スラブとその周辺マントルのダイナミクスへの水の役割
- Keywords:
- 水分配、名目上無水鉱物、高密度含水マグネシウムケイ酸塩、脱水、スラブ、流体、地震波散乱体、稍新発地震、深発地震
水はさまざまな含水鉱物に含まれ、スラブの沈み込みによってマントル深部まで運ばれる。蛇紋石は地殻および上部マントル浅部における最も重要な含水鉱物の一つである。沈み込むスラブの蛇紋岩化の程度は、マントル深部に運ばれる水の量を制約している。含水鉱物と名目上無水鉱物(Nominally Anhydrous Mineral, MAM)の間での水の分配は、スラブの物理的性質やダイナミクスを制御する重要な要因である。水の分配に関する最近の実験によると、水に飽和していない湿ったスラブにおいては、水は含水鉱物に強く分配され、これと共存するカンラン石やその高圧多形のような名目上無水鉱物(NAM)は、含水量が限られほぼ無水の状態になっている。無水のカンラン石は、スラブの低温条件では相転移の速度が遅く、高圧相が安定な条件でも準安定に存在する。このことから、スラブ内部にみられる準安定なカンラン石からなるくさび領域(Metastable olivine wedge)は、湿ったスラブにも存在し、決してスラブが乾燥しているという証拠ではない。すなわち、無水のカンラン石の相転移は、深発地震を引き起こし、スラブ内で大きな変形をもたらすが、これらの過程は湿ったスラブでも生じるのである。含水鉱物に結びついた水は、スラブによってマントル遷移層や下部マントルへと運ばれる。660 kmより深い位置で滞留するスラブ中の含水鉱物は、スラブが加熱される過程で水を放出し、局所的に水和したマントル遷移層を作り出し、上部マントルとマントル遷移層の境界部に高密度の含水マグマを生成する。高温の領域はさらに上昇し、プレート内部の火山活動も引き起こす。

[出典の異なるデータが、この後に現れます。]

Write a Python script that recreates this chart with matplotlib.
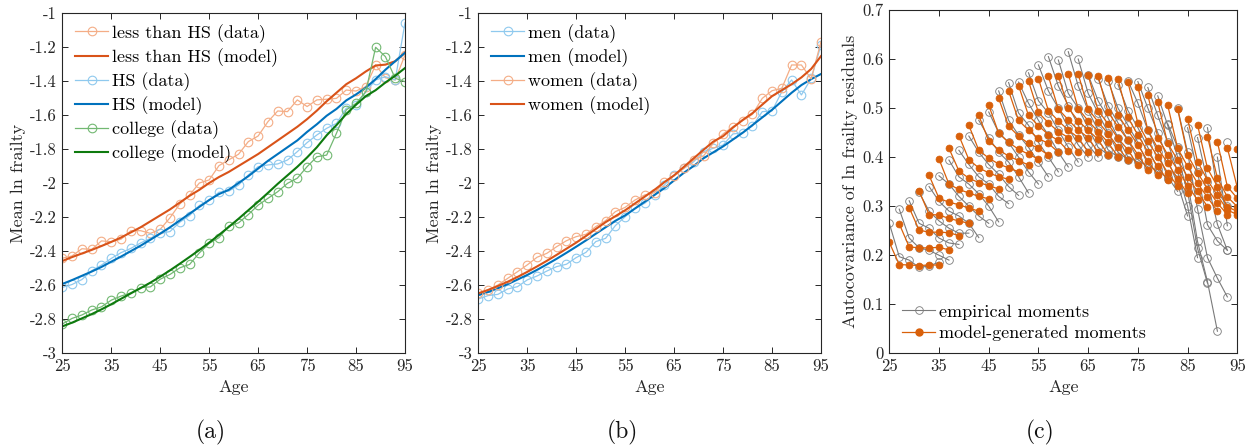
import numpy as np
import matplotlib
matplotlib.use("Agg")
import matplotlib.pyplot as plt
from matplotlib.lines import Line2D

# ---------------- data ----------------
ages = list(range(25, 96, 2))

# panel (a): by education
lhs_data = [-2.442, -2.428, -2.386, -2.390, -2.340, -2.345, -2.330, -2.280, -2.280, -2.296,
            -2.272, -2.204, -2.123, -2.070, -2.000, -1.982, -1.898, -1.864, -1.831, -1.757,
            -1.724, -1.640, -1.577, -1.581, -1.512, -1.551, -1.512, -1.508, -1.503, -1.454,
            -1.460, -1.434, -1.307, -1.382, -1.395, -1.248]
lhs_model = [-2.458, -2.435, -2.414, -2.393, -2.370, -2.346, -2.320, -2.290, -2.260, -2.225,
             -2.190, -2.155, -2.115, -2.075, -2.040, -2.000, -1.965, -1.935, -1.900, -1.865,
             -1.830, -1.790, -1.750, -1.710, -1.670, -1.625, -1.575, -1.520, -1.470, -1.420,
             -1.385, -1.345, -1.310, -1.305, -1.285, -1.235]
hs_data = [-2.613, -2.596, -2.567, -2.515, -2.482, -2.443, -2.409, -2.384, -2.352, -2.325,
           -2.296, -2.285, -2.230, -2.191, -2.132, -2.102, -2.054, -2.048, -2.012, -1.953,
           -1.904, -1.894, -1.888, -1.865, -1.816, -1.763, -1.718, -1.679, -1.650, -1.561,
           -1.542, -1.464, -1.395, -1.376, -1.395, -1.059]
hs_model = [-2.593, -2.570, -2.545, -2.520, -2.493, -2.462, -2.432, -2.400, -2.368, -2.333,
            -2.297, -2.260, -2.220, -2.180, -2.140, -2.100, -2.065, -2.040, -2.000, -1.960,
            -1.915, -1.870, -1.830, -1.790, -1.750, -1.700, -1.655, -1.605, -1.565, -1.515,
            -1.480, -1.440, -1.390, -1.335, -1.285, -1.235]
col_data = [-2.828, -2.795, -2.775, -2.746, -2.727, -2.688, -2.664, -2.645, -2.614, -2.610,
            -2.565, -2.537, -2.498, -2.478, -2.410, -2.355, -2.321, -2.253, -2.234, -2.185,
            -2.130, -2.090, -2.051, -2.002, -1.972, -1.904, -1.846, -1.836, -1.708, -1.571,
            -1.532, -1.464, -1.203, -1.258, -1.385, -1.405]
col_model = [-2.842, -2.820, -2.795, -2.770, -2.742, -2.712, -2.680, -2.648, -2.617, -2.585,
             -2.550, -2.513, -2.474, -2.434, -2.393, -2.350, -2.305, -2.258, -2.210, -2.160,
             -2.110, -2.058, -2.005, -1.955, -1.905, -1.850, -1.790, -1.720, -1.660, -1.595,
             -1.540, -1.490, -1.455, -1.410, -1.370, -1.325]

# panel (b): by sex
men_data = [-2.681, -2.661, -2.654, -2.622, -2.609, -2.569, -2.546, -2.517, -2.491, -2.477,
            -2.438, -2.407, -2.344, -2.325, -2.250, -2.198, -2.149, -2.119, -2.070, -2.012,
            -1.953, -1.914, -1.875, -1.816, -1.796, -1.777, -1.712, -1.705, -1.665, -1.581,
            -1.577, -1.464, -1.395, -1.483, -1.386, -1.190]
men_model = [-2.658, -2.640, -2.618, -2.594, -2.567, -2.540, -2.510, -2.478, -2.445, -2.410,
             -2.374, -2.337, -2.298, -2.260, -2.222, -2.190, -2.150, -2.110, -2.070, -2.030,
             -1.985, -1.940, -1.900, -1.855, -1.820, -1.785, -1.745, -1.705, -1.660, -1.615,
             -1.570, -1.520, -1.470, -1.425, -1.390, -1.360]
women_data = [-2.648, -2.628, -2.599, -2.560, -2.521, -2.481, -2.436, -2.413, -2.374, -2.339,
              -2.315, -2.301, -2.256, -2.221, -2.168, -2.143, -2.100, -2.070, -2.057, -1.996,
              -1.957, -1.914, -1.865, -1.841, -1.767, -1.712, -1.669, -1.634, -1.597, -1.503,
              -1.458, -1.444, -1.307, -1.307, -1.389, -1.170]
women_model = [-2.648, -2.628, -2.605, -2.580, -2.552, -2.522, -2.490, -2.457, -2.422, -2.386,
               -2.350, -2.311, -2.270, -2.230, -2.195, -2.160, -2.120, -2.080, -2.040, -1.995,
               -1.955, -1.905, -1.855, -1.805, -1.757, -1.725, -1.675, -1.630, -1.590, -1.540,
               -1.490, -1.455, -1.420, -1.380, -1.330, -1.255]

# panel (c): autocovariances, band k = lag k (2-year steps), indexed by plotted age 25+2k ... end
model_lag0 = [0.226, 0.264, 0.297, 0.331, 0.363, 0.396, 0.418, 0.444, 0.465, 0.485,
              0.506, 0.520, 0.535, 0.546, 0.555, 0.560, 0.565, 0.566, 0.570, 0.570,
              0.567, 0.566, 0.562, 0.559, 0.553, 0.544, 0.527, 0.512, 0.506, 0.498,
              0.478, 0.466, 0.442, 0.431, 0.419, 0.416]
model_lag1 = [0.181, 0.217, 0.251, 0.283, 0.316, 0.345, 0.372, 0.395, 0.414, 0.433,
              0.449, 0.463, 0.475, 0.485, 0.491, 0.495, 0.498, 0.500, 0.499, 0.498,
              0.495, 0.492, 0.486, 0.481, 0.469, 0.455, 0.440, 0.428, 0.418, 0.404,
              0.391, 0.377, 0.357, 0.340, 0.338]
model_lag2 = [0.180, 0.215, 0.247, 0.282, 0.308, 0.334, 0.357, 0.378, 0.398, 0.415,
              0.430, 0.443, 0.455, 0.464, 0.470, 0.474, 0.476, 0.474, 0.474, 0.472,
              0.468, 0.462, 0.455, 0.445, 0.432, 0.418, 0.405, 0.394, 0.381, 0.368,
              0.353, 0.340, 0.319, 0.316]
model_lag3 = [0.179, 0.215, 0.247, 0.275, 0.303, 0.327, 0.348, 0.368, 0.386, 0.402,
              0.416, 0.428, 0.438, 0.446, 0.452, 0.455, 0.455, 0.455, 0.452, 0.448,
              0.438, 0.435, 0.425, 0.411, 0.401, 0.388, 0.374, 0.360, 0.347, 0.336,
              0.322, 0.299, 0.299]
model_lag4 = [0.180, 0.216, 0.246, 0.270, 0.296, 0.320, 0.342, 0.360, 0.378, 0.393,
              0.406, 0.418, 0.428, 0.434, 0.440, 0.440, 0.440, 0.436, 0.430, 0.420,
              0.415, 0.405, 0.392, 0.381, 0.368, 0.355, 0.342, 0.330, 0.318, 0.306,
              0.292, 0.289]
model_lag5 = [0.180, 0.211, 0.240, 0.265, 0.290, 0.315, 0.335, 0.355, 0.370, 0.384,
              0.396, 0.404, 0.410, 0.412, 0.410, 0.410, 0.410, 0.405, 0.401, 0.394,
              0.383, 0.374, 0.364, 0.353, 0.341, 0.326, 0.313, 0.299, 0.290, 0.283,
              0.283]

emp_lag0 = [0.265, 0.294, 0.311, 0.328, 0.340, 0.362, 0.394, 0.414, 0.443, 0.475,
            0.492, 0.535, 0.552, 0.553, 0.572, 0.588, 0.605, 0.598, 0.615, 0.600,
            0.568, 0.560, 0.556, 0.548, 0.556, 0.554, 0.542, 0.525, 0.468, 0.500,
            0.460, 0.440, 0.460, 0.400, 0.430]
emp_lag1 = [0.197, 0.235, 0.265, 0.290, 0.310, 0.345, 0.360, 0.385, 0.410, 0.440,
            0.450, 0.475, 0.490, 0.510, 0.515, 0.535, 0.545, 0.530, 0.545, 0.530,
            0.515, 0.505, 0.500, 0.495, 0.510, 0.500, 0.485, 0.465, 0.420, 0.410,
            0.370, 0.350, 0.330, 0.260]
emp_lag2 = [0.190, 0.215, 0.255, 0.270, 0.290, 0.320, 0.345, 0.360, 0.385, 0.410,
            0.430, 0.445, 0.465, 0.475, 0.490, 0.500, 0.505, 0.500, 0.495, 0.490,
            0.480, 0.470, 0.465, 0.460, 0.455, 0.450, 0.430, 0.400, 0.350, 0.294,
            0.262, 0.263, 0.300]
emp_lag3 = [0.175, 0.210, 0.235, 0.255, 0.280, 0.300, 0.325, 0.345, 0.365, 0.390,
            0.400, 0.420, 0.430, 0.445, 0.455, 0.460, 0.465, 0.460, 0.455, 0.450,
            0.440, 0.435, 0.430, 0.420, 0.410, 0.395, 0.370, 0.330, 0.228, 0.195,
            0.229, 0.210]
emp_lag4 = [0.178, 0.200, 0.225, 0.245, 0.265, 0.280, 0.300, 0.320, 0.340, 0.360,
            0.370, 0.390, 0.400, 0.410, 0.420, 0.425, 0.425, 0.420, 0.415, 0.410,
            0.400, 0.395, 0.385, 0.375, 0.360, 0.345, 0.300, 0.214, 0.146, 0.153,
            0.210]
emp_lag5 = [0.186, 0.190, 0.222, 0.245, 0.236, 0.265, 0.268, 0.305, 0.322, 0.327,
            0.345, 0.360, 0.370, 0.380, 0.390, 0.400, 0.400, 0.405, 0.400, 0.395,
            0.390, 0.380, 0.370, 0.355, 0.330, 0.280, 0.195, 0.143, 0.045, 0.115]

model_bands = [model_lag0, model_lag1, model_lag2, model_lag3, model_lag4, model_lag5]
emp_bands = [emp_lag0, emp_lag1, emp_lag2, emp_lag3, emp_lag4, emp_lag5]

# ---------------- style ----------------
plt.rcParams['font.family'] = ['cmr10', 'DejaVu Serif']
plt.rcParams['mathtext.fontset'] = 'cm'
plt.rcParams['axes.unicode_minus'] = False
plt.rcParams['axes.formatter.use_mathtext'] = True

AX_COL = '#262626'
ORANGE = '#D95319'
BLUE = '#0072BD'
GREEN = '#0E7A0E'
L_ORANGE = '#F4AD86'
L_BLUE = '#8FC9EE'
L_GREEN = '#72B872'
GREY = '#7A7A7A'
C_ORANGE = '#D9600A'

TICK_FS = 12
LABEL_FS = 13
LEG_FS = 13

W, H = 1251, 448
fig = plt.figure(figsize=(W / 100, H / 100), dpi=100)


def px_axes(x0, x1, y0, y1):
    return fig.add_axes([x0 / W, 1 - y1 / H, (x1 - x0) / W, (y1 - y0) / H])


def style(ax):
    for s in ax.spines.values():
        s.set_color(AX_COL)
        s.set_linewidth(0.8)
    ax.tick_params(direction='in', top=True, right=True, length=4, width=0.7,
                   colors=AX_COL, labelsize=TICK_FS, pad=4)
    ax.set_xlim(25, 95)
    ax.set_xticks([25, 35, 45, 55, 65, 75, 85, 95])
    ax.set_xticklabels([str(v) for v in [25, 35, 45, 55, 65, 75, 85, 95]])
    ax.set_xlabel('Age', fontsize=LABEL_FS, color=AX_COL, labelpad=4)


def fmt(v):
    s = ('%.1f' % v).rstrip('0').rstrip('.')
    return s


leg_kw = dict(frameon=False, fontsize=LEG_FS, handlelength=1.85, handletextpad=0.22,
              labelspacing=0.3, borderaxespad=0.0, borderpad=0.0)

# panel (a)
axa = px_axes(62.3, 405, 12.7, 353.3)
style(axa)
data_kw = dict(lw=0.9, marker='o', ms=6.2, mfc='none', mew=0.8)
axa.plot(ages, lhs_data, color=L_ORANGE, label='less than HS (data)', **data_kw)
axa.plot(ages, lhs_model, color=ORANGE, lw=1.5, label='less than HS (model)')
axa.plot(ages, hs_data, color=L_BLUE, label='HS (data)', **data_kw)
axa.plot(ages, hs_model, color=BLUE, lw=1.5, label='HS (model)')
axa.plot(ages, col_data, color=L_GREEN, label='college (data)', **data_kw)
axa.plot(ages, col_model, color=GREEN, lw=1.5, label='college (model)')
axa.set_ylim(-3, -1)
yt = np.round(np.arange(-3, -0.99, 0.2), 1)
axa.set_yticks(yt)
axa.set_yticklabels([fmt(v) for v in yt])
axa.set_ylabel('Mean ln frailty', fontsize=LABEL_FS, color=AX_COL, labelpad=3)
axa.legend(loc='upper left', bbox_to_anchor=(0.037, 0.967), **leg_kw)

# panel (b)
axb = px_axes(478.3, 821, 12.7, 353.3)
style(axb)
axb.plot(ages, men_data, color=L_BLUE, label='men (data)', **data_kw)
axb.plot(ages, men_model, color=BLUE, lw=1.5, label='men (model)')
axb.plot(ages, women_data, color=L_ORANGE, label='women (data)', **data_kw)
axb.plot(ages, women_model, color=ORANGE, lw=1.5, label='women (model)')
axb.set_ylim(-3, -1)
axb.set_yticks(yt)
axb.set_yticklabels([fmt(v) for v in yt])
axb.set_ylabel('Mean ln frailty', fontsize=LABEL_FS, color=AX_COL, labelpad=3)
axb.legend(loc='upper left', bbox_to_anchor=(0.037, 0.967), **leg_kw)

# panel (c)
axc = px_axes(889.3, 1237.3, 10.0, 353.3)
style(axc)


def chains(bands, last_age):
    out = []
    for a in range(25, last_age + 1, 2):
        xs, ys = [], []
        for k, band in enumerate(bands):
            e = a + 2 * k
            if e > last_age:
                break
            idx = (e - (25 + 2 * k)) // 2
            xs.append(e)
            ys.append(band[idx])
        out.append((xs, ys))
    return out


for xs, ys in chains(emp_bands, 93):
    axc.plot(xs, ys, color=GREY, lw=0.8, marker='o', ms=5.5, mfc='none',
             mec=GREY, mew=0.6)
for xs, ys in chains(model_bands, 95):
    axc.plot(xs, ys, color=C_ORANGE, lw=0.9, marker='o', ms=5.0, mfc=C_ORANGE,
             mec=C_ORANGE, mew=0.5)

axc.set_ylim(0, 0.7)
ytc = np.round(np.arange(0, 0.71, 0.1), 1)
axc.set_yticks(ytc)
axc.set_yticklabels([fmt(v) for v in ytc])
axc.set_ylabel('Autocovariance of ln frailty residuals', fontsize=LABEL_FS, color=AX_COL,
               labelpad=3)
handles = [Line2D([], [], color=GREY, lw=0.8, marker='o', ms=5.5, mfc='none', mec=GREY,
                  mew=0.6),
           Line2D([], [], color=C_ORANGE, lw=0.9, marker='o', ms=5.0, mfc=C_ORANGE,
                  mec=C_ORANGE)]
axc.legend(handles, ['empirical moments', 'model-generated moments'], loc='lower left',
           bbox_to_anchor=(0.036, 0.036), **leg_kw)

# captions
for x, t in [(211, '(a)'), (622, '(b)'), (1040, '(c)')]:
    fig.text(x / W, 1 - 432 / H, t, ha='center', va='center', fontsize=17, color='#111111')

fig.savefig('out.png', dpi=100)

下部マントルの深さ700~1900kmの領域には、地震波の散乱体や反射体が観測されている。これらの散乱体や反射体は、下部マントルの上部で、高密度含水マグネシウムケイ酸塩(DHMS)のような含水鉱物が分解し、水を放出することにより引き起こされる可能性がある。また、アルミニウムと水を含むSiO2がスティショバイトからCaCl2型相への二次相転移を起こす際のせん断不安定性も、原因になっている可能性がある。下部マントルに存在するアルミニウムを含むSiO2の高圧多形は、1重量%以上の大量の水を含み、下部マントルの重要な水の輸送物質となっている可能性がある。